> _PROVIDED ENTRIES_:
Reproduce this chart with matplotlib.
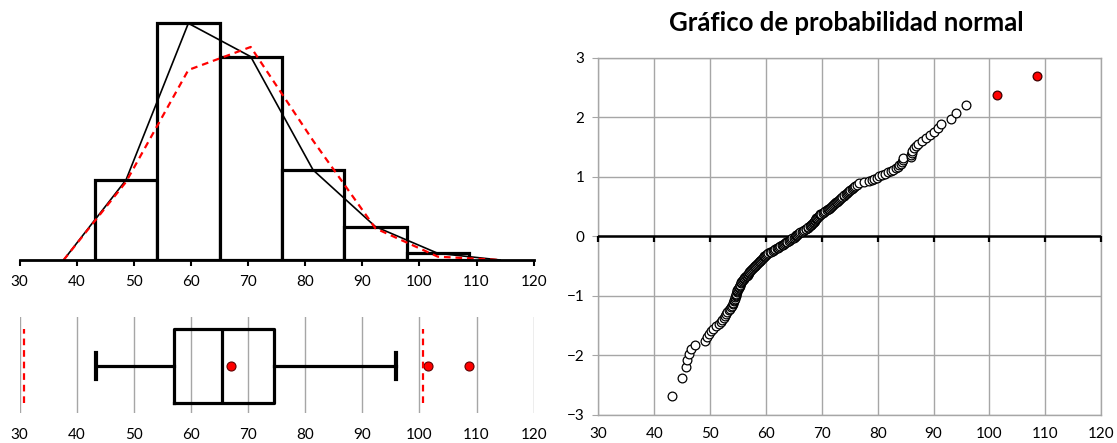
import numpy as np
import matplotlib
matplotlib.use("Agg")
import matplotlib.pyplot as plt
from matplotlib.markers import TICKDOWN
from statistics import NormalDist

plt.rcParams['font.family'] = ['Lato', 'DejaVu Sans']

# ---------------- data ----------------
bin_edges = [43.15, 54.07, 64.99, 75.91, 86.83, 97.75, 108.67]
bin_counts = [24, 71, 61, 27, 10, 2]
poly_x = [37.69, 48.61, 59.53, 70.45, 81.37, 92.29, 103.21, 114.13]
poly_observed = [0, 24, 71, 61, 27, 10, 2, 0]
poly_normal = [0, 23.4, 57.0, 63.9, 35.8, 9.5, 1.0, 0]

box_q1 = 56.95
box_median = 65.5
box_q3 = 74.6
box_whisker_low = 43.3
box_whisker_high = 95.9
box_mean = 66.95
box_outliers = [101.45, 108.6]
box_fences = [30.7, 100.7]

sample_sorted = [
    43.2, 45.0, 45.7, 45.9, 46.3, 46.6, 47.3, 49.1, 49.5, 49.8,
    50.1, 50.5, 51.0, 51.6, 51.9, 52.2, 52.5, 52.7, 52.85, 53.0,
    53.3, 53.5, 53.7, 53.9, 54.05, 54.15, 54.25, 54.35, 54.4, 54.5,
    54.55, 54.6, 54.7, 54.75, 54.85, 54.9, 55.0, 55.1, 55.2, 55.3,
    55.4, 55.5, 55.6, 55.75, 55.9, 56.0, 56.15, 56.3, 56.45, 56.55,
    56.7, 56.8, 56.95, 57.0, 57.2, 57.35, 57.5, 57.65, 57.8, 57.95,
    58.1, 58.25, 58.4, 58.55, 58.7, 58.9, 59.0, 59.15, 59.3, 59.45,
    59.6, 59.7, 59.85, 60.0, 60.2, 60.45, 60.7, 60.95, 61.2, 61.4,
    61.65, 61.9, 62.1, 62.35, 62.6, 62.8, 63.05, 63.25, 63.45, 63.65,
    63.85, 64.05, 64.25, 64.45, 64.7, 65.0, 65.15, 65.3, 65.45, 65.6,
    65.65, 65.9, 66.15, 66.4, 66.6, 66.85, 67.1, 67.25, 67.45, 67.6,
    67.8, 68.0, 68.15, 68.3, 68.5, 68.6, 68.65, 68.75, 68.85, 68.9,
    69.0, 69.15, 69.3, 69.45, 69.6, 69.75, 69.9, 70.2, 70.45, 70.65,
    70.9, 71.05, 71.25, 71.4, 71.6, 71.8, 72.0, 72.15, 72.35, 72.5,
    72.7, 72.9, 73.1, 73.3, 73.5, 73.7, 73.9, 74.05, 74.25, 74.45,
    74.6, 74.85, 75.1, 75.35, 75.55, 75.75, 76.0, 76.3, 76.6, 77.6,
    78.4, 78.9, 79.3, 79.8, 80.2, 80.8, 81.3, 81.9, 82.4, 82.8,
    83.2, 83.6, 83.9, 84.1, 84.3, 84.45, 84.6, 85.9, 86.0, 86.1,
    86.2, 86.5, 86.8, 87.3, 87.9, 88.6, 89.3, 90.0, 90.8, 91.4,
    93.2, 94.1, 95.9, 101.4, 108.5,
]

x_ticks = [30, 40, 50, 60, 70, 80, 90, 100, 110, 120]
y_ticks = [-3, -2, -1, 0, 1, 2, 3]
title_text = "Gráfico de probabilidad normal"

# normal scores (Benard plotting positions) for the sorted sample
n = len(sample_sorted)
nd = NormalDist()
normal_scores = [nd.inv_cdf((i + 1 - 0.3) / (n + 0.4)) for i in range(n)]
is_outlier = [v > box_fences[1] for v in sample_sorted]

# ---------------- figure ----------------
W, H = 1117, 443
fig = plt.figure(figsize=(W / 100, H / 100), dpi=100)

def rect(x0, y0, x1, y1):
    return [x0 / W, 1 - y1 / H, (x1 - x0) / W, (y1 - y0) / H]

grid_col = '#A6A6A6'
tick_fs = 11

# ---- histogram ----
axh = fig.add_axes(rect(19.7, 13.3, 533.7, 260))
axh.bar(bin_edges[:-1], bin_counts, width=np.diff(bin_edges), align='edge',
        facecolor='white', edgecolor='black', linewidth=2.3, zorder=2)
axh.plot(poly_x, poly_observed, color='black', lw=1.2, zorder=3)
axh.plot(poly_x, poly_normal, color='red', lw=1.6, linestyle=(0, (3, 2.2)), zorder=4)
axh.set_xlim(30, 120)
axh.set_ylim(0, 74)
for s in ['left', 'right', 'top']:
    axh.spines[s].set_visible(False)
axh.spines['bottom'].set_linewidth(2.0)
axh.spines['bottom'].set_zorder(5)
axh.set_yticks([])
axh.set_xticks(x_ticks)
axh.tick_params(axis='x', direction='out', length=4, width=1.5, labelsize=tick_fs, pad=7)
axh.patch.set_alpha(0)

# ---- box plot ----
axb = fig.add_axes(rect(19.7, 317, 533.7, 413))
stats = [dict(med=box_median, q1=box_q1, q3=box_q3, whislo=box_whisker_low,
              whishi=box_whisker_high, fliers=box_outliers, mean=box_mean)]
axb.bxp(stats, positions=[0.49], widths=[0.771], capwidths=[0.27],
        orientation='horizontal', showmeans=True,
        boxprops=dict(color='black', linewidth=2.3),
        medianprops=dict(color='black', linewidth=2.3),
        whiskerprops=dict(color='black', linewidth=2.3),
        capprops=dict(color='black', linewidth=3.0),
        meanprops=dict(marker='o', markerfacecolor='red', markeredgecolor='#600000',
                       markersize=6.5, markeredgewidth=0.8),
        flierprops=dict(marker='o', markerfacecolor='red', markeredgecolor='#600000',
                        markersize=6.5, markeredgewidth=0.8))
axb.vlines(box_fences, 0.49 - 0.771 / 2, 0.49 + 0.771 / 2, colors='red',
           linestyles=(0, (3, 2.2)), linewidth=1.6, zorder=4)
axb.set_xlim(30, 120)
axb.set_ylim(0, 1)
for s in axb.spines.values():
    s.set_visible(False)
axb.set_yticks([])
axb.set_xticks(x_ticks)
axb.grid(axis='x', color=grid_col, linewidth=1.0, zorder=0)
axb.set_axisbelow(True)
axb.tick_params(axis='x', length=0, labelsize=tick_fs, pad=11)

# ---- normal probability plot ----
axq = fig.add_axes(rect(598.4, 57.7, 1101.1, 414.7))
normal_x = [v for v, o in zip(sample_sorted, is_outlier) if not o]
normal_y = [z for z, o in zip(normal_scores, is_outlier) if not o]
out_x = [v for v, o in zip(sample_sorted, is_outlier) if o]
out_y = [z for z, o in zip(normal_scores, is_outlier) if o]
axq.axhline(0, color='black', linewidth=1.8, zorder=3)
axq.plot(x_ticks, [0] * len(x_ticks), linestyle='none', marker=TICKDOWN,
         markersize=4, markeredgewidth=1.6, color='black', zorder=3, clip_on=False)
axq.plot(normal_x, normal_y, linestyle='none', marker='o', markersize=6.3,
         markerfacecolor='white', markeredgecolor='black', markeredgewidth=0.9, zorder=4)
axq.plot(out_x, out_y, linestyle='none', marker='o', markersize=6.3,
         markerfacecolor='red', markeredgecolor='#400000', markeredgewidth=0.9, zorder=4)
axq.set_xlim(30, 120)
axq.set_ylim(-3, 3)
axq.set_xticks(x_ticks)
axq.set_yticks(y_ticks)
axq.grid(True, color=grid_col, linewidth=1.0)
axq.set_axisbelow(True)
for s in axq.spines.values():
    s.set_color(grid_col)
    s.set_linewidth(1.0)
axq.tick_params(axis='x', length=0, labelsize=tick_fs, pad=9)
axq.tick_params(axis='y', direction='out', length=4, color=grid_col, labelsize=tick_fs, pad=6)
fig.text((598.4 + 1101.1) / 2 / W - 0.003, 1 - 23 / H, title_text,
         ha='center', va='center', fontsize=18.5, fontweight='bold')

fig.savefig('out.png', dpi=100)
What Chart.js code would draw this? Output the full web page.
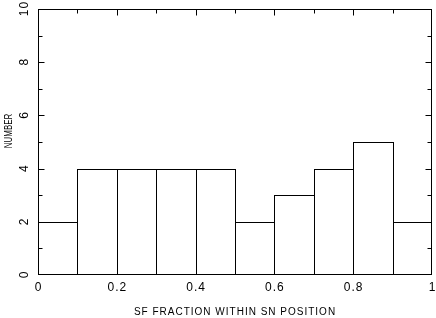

> _WORK TO COMPLETE_:
Copy exactly the lines from the first line of the records above through the line with "plt.rcParams['font.family'] = ['Lato', 'DejaVu", both included, and nothing else. Pictures stay out.

> _RESULT OF THIS TASK_:
Reproduce this chart with matplotlib.
import numpy as np
import matplotlib
matplotlib.use("Agg")
import matplotlib.pyplot as plt
from matplotlib.markers import TICKDOWN
from statistics import NormalDist

plt.rcParams['font.family'] = ['Lato', 'DejaVu Sans']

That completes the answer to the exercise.